Figure 5. Japanese Markets Price-to-Book Ratios. June 30, 1994 – December 31, 2015

Figure 5. Japanese Markets Price-to-Book Ratios
June 30, 1994 – December 31, 2015

Sources: MSCI Inc. and Thomson Reuters Datastream. MSCI data provided “as is” without any express or implied warranties.
Notes: Japan is the MSCI Japan Index, which represents the large- and mid-capitalization segments of the Japanese market. Japan small caps is the MSCI Japan Small Cap Index.

Figure 6. Comparing Small-Cap Equity Valuations.
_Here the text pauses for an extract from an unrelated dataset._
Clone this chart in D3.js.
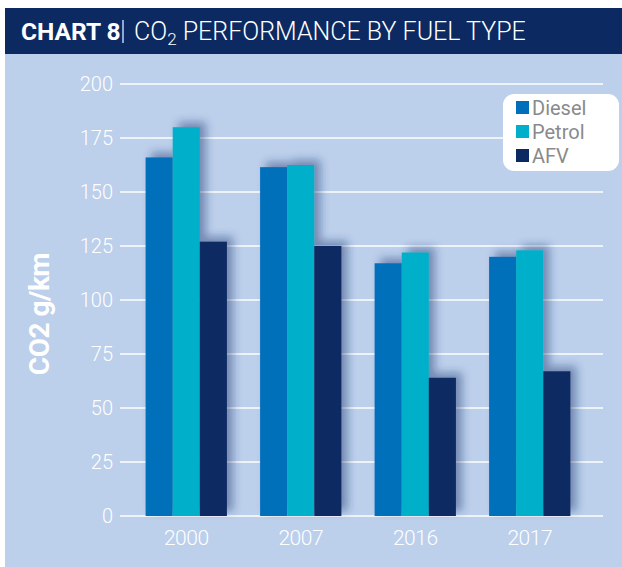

As of December 31, 2015 • Local Currency

Figure 6. Comparing Small-Cap Equity Valuations
As of December 31, 2015 • Local Currency

Sources: MSCI Inc. and Thomson Reuters Datastream. MSCI data provided “as is” without any express or implied warranties.
Notes: Total returns are net of dividend taxes. Median data calculated from January 31, 2003, to present.

Conclusion

It is not too late for investors to increase allocations to Japanese equities, as the forces that have driven this rally remain in place and equity valuations have not re-rated higher. Despite limited economic growth, companies continue to generate operating efficiencies and are increasingly channeling profits and cash balances back to investors via dividends and buybacks. As smaller companies begin to adopt governance reforms and more shareholder friendly actions, we also encourage investors to consider dedicated exposures to small- and mid-cap Japanese companies (or managers that pursue an all-cap strategy). An additional benefit of these smaller companies is that they should be somewhat isolated from the vagaries of exchange rate movements over the next couple of years. This prompts the question of what non-Japanese investors should do about currency exposures; while the BOJ may ease further, the largest degree of yen depreciation may be in the rearview mirror. Still, we continue to encourage USD-based investors to currency hedge at least overweights to Japanese equities, mainly to reduce portfolio volatility (for which there is little reward) but also as a hedge if an ineffective BOJ or rising inflation causes the yen to sharply sell off.